Friday, July 25, 2008

More on the Church of Global Warming

Last year the British Channel Four broadcast a film (which I haven't seen) called The Great Global Warming Swindle. Apparently it touched an extraordinarily sensitive nerve, because the other day the Guardian's Bishop of Global Warming, George Monbiot, wrote yet another column against the program, titled Global Warming is a Brutal Truth. It's worth reading, as it gives a good perspective into the sanctimonious mindset of the high priesthood of the Church of Global Warming.
It is not just because The Great Global Warming Swindle is at odds with the entire body of scientific knowledge on this subject that I have bothered to contest it. It is also because it is consonant with the entire body of human self-deception. We want to be misled, we crave it; and we will bend our minds into whatever shape they need to take in order not to face our brutal truths.
Speak for yourself, George.

You can also go to the Wikipedia article about Monbiot, and read the sorts of things he advocates:
Monbiot asserts that climate change is the "moral question of the 21st century" and that there is little time for debate or objections to a raft of emergency action he believes will stop climate change, including: setting targets on greenhouse emissions using the latest science; issuing every citizen with a 'personal carbon ration'; new building regulations with houses built to German passivhaus standard; banning incandescent lightbulbs, patio heaters, garden floodlights and other inefficient technologies; constructing large offshore wind farms, replacing the national gas grid with a hydrogen pipe network; a new national coach network to make journeys using public transport faster than using a car; all petrol stations to supply leasable electric car batteries with stations equipped with a crane service to replace depleted batteries; scrap road-building and road-widening programmes, redirecting their budgets to tackle climate change; reduce UK airport capacity by 90%; closing down all out-of-town superstores and replace them with warehouses and a delivery system.
Reduce UK airport capacity by 90%: that'll do the trick. Though, truth be told, there are elected governments out there who are already diligently beavering away in their attempt to have us all live by the precepts of the Church. Those of you who have been in Norway know that it's one of the most beautiful places on earth. As recently as 80 years ago the entire area was blighted by deep poverty and everything that went with it, but now it's inhabited by wealthy healthy people, thanks to oil offshore and the tourists who stream through in their cars. The locals also drive a lot, because, sort of like Los Angeles only far more so, you can't go anywhere unless you have a car. Well, the local politicians have decreed that driving is a luxury that people shouldn't indulge in.
"At a time when climate change is beginning to seriously impact the planet, and when Norway's carbon dioxide emissions are increasing, we politicians must take steps to meet these challenges," Finance Minister Kristin Halvorsen said
Those of you who are old enough to remember the 1990s may be able dimly to recollect an era when none of this had ever been dreamed up yet. Moreover, it's beginning to seem possible that the unborn children of today - say, the ones who will reach school in the 2030s - will also not be familiar with any of this, because by then we'll have forgotten it because it will have been proven wrong. Here, for example, is an article by an Australian scientist that's been making the internet rounds this week. He says that the globe was getting warmer last decade, it isn't now, and fossil fuels probably aren't relevant one way or the other.

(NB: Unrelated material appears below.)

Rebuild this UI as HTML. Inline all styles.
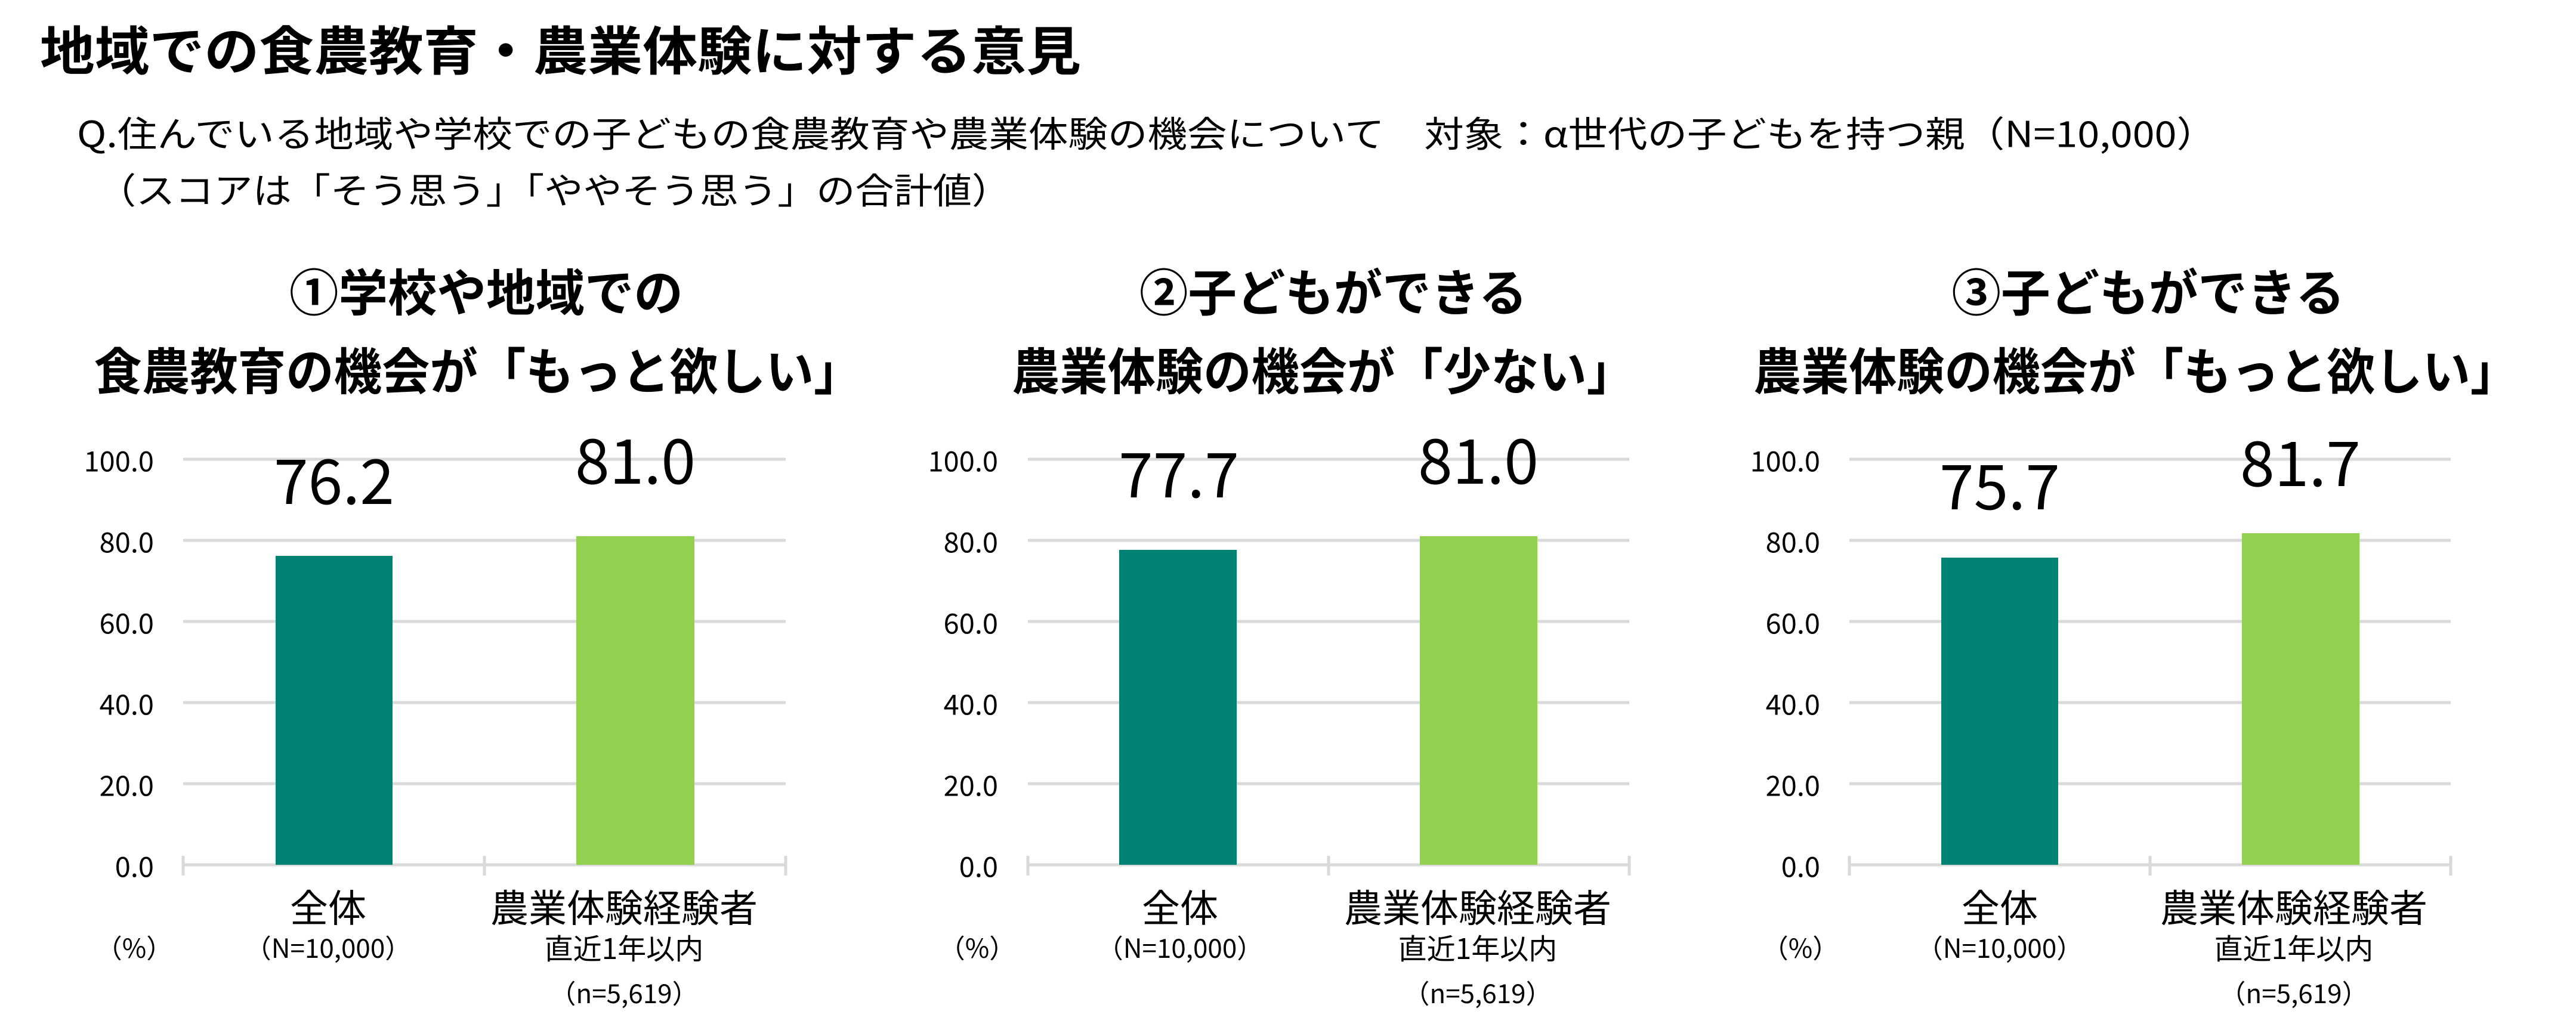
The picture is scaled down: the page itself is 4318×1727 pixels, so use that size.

PS. I've said before and I'll say it again: in my opinion, pumping millions of tons of gook into the air is probably a poor idea. Since the Saudis and their ilk, supported by the Russians and Chaves, control most of the reserves of the stuff, there is a terrific incentive to wean us of it. However, the way to go is to invent better alternatives, not to wreck the rather comfortable world we live in.

Play with human nature, not against it.